By Tjaard du Plessis, Synthesis Head of Digital & Emerging Tech
Here be Dragons!
There's something about that moment when you go: File > New. Together with the beauty of the blank page, the nothingness also invokes, fear. Fear of uncertainty. At the start of a project is when we know the least. Surely, we can't be building software in such a state of unknown? What is needed is a way to eliminate uncertainty before we start, right?
The traditional and maybe most intuitive approach is to analyse before you start, to carefully map out a plan. The tension of uncertainty will be removed and out pops a cost, a time and a nifty Gantt chart. A stock take at this moment usually reveals a stack of documents and three months’ worth of invoices.
Before the ink is dry
The traditional approach works. Wait... what? Time to quote Game of Thrones: "You know, my brother once told me that nothing someone says before the word "but" really counts" ~ Benjen Stark.

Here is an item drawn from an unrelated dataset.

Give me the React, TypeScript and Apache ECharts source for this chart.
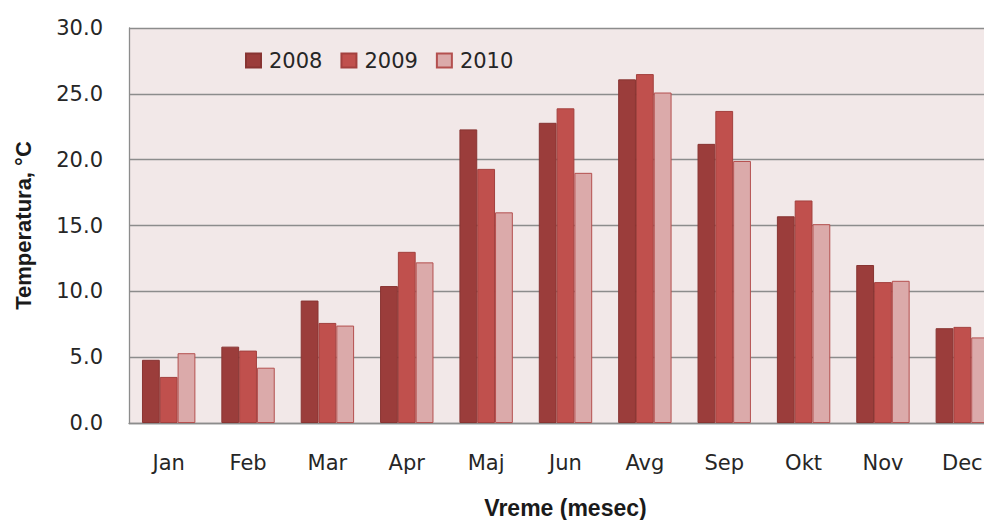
import React, { useEffect, useRef } from "react";
import * as echarts from "echarts";

const months = ["Jan", "Feb", "Mar", "Apr", "Maj", "Jun", "Avg", "Sep", "Okt", "Nov", "Dec"];
const s2008 = [4.8, 5.8, 9.3, 10.4, 22.3, 22.8, 26.1, 21.2, 15.7, 12.0, 7.2];
const s2009 = [3.5, 5.5, 7.6, 13.0, 19.3, 23.9, 26.5, 23.7, 16.9, 10.7, 7.3];
const s2010 = [5.3, 4.2, 7.4, 12.2, 16.0, 19.0, 25.1, 19.9, 15.1, 10.8, 6.5];
const seriesNames = ["2008", "2009", "2010"];
const yTicks = { min: 0, max: 30, interval: 5 };

export default function App() {
  const ref = useRef<HTMLDivElement>(null);
  useEffect(() => {
    document.body.style.margin = "0";
    const chart = echarts.init(ref.current!, null, { renderer: "svg" });
    const fills = ["#9b3d3b", "#c0504d", "#dbaaaa"];
    const borders = ["#883432", "#a3403e", "#b4504f"];
    const data = [s2008, s2009, s2010];
    chart.setOption({
      animation: false,
      backgroundColor: "#ffffff",
      grid: {
        show: true,
        left: 129,
        top: 28,
        width: 873,
        height: 395,
        containLabel: false,
        outerBoundsMode: "none",
        backgroundColor: "#f2e8e8",
        borderWidth: 0,
      },
      legend: {
        left: 245,
        top: 50,
        padding: 0,
        itemWidth: 15,
        itemHeight: 14,
        itemGap: 18,
        icon: "rect",
        textStyle: { fontFamily: "DejaVu Sans", fontSize: 21, color: "#262626", padding: [0, 0, 0, 3] },
        data: seriesNames,
      },
      xAxis: {
        type: "category",
        data: months,
        name: "Vreme (mesec)",
        nameLocation: "middle",
        nameGap: 73,
        nameTextStyle: { fontFamily: "Liberation Sans", fontWeight: "bold", fontSize: 23, color: "#1a1a1a" },
        axisLine: { show: true, lineStyle: { color: "#8c8c8c", width: 1.3 } },
        axisTick: { show: false },
        axisLabel: { margin: 29, fontFamily: "DejaVu Sans", fontSize: 21, color: "#262626" },
        splitLine: { show: false },
      },
      yAxis: {
        type: "value",
        min: yTicks.min,
        max: yTicks.max,
        interval: yTicks.interval,
        name: "Temperatura, °C",
        nameLocation: "middle",
        nameGap: 95,
        nameRotate: 90,
        nameTextStyle: { fontFamily: "Liberation Sans", fontWeight: "bold", fontSize: 22, color: "#1a1a1a" },
        axisLine: { show: true, lineStyle: { color: "#8c8c8c", width: 1.3 } },
        axisTick: { show: false },
        axisLabel: {
          margin: 26,
          fontFamily: "DejaVu Sans",
          fontSize: 21,
          color: "#262626",
          formatter: (v: number) => v.toFixed(1),
        },
        splitLine: { show: true, lineStyle: { color: "#8c8c8c", width: 1.3 } },
      },
      series: seriesNames.map((name, i) => ({
        name,
        type: "bar",
        data: data[i],
        barWidth: 17.8,
        barGap: "0%",
        itemStyle: { color: fills[i], borderColor: borders[i], borderWidth: 1 },
      })),
    });
    return () => chart.dispose();
  }, []);
  return <div ref={ref} style={{ position: "fixed", left: 0, top: 0, width: 984, height: 520 }} />;
}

The traditional approach works, but... only if nothing changes. And as we all know, before the ink on that shiny functional spec is dry, the dragon of change is set loose, and with its swooping wings lays waste to your analysis. Before you armour up though, even if we could wield the sword and slay the dragon of change, the traditional approach to analysis has yet another detractor. Warning, the following might evoke painful memories, parental guidance is advised.
Enter the dragons
The three months analysis phase has just completed, it's time to transform ink into code. With the safety of the functional spec beside you, you start churning out working software. And then, that iceberg moment. "This won't work according to plan? Didn't analysis erase all uncertainty?" Your minds picture of the project manager's worried face is enough to convince you to park this thought somewhere between "not my problem" and "where's the coffee". You balance a hack with sticking to the spec and pass the code on to be tested, only to discover another iceberg, argh, more uncertainty, how is this possible?! At least there's still loads of time before the demo and by then there will be no questions, it will be exactly what everyone wanted. Hmm... That's not quite how the story ends, is it? Coding, testing, demo and the whole act of delivering software always brings with it, more learning.
How to train your Dragon
So, on the one hand change renders our analysis waste and on the other, valuable learnings emerge only when it's too late. But both change and learnings aren't evil! They, and their fiercer brother, uncertainty, can be trained!
Stop being afraid. The solution is easy to execute, it's the change of mind that's hard to accept. The traditional mindset divides delivery into phases, allowing learning only in phase: Analysis. I'm proposing that coding, testing, demo and yes, normal stock standard analysis too, are actually all great tools for feedback and learning and you need all of them to slay the dragon of uncertainty. Therefore, start isn't something you do after analysis, start is coding, testing and demo. It's time for a change of start. Get rid of phased thinking, embrace uncertainty and simply... just... start. Eventually you'll find that building without analysis isn't waste, analysis without build, is.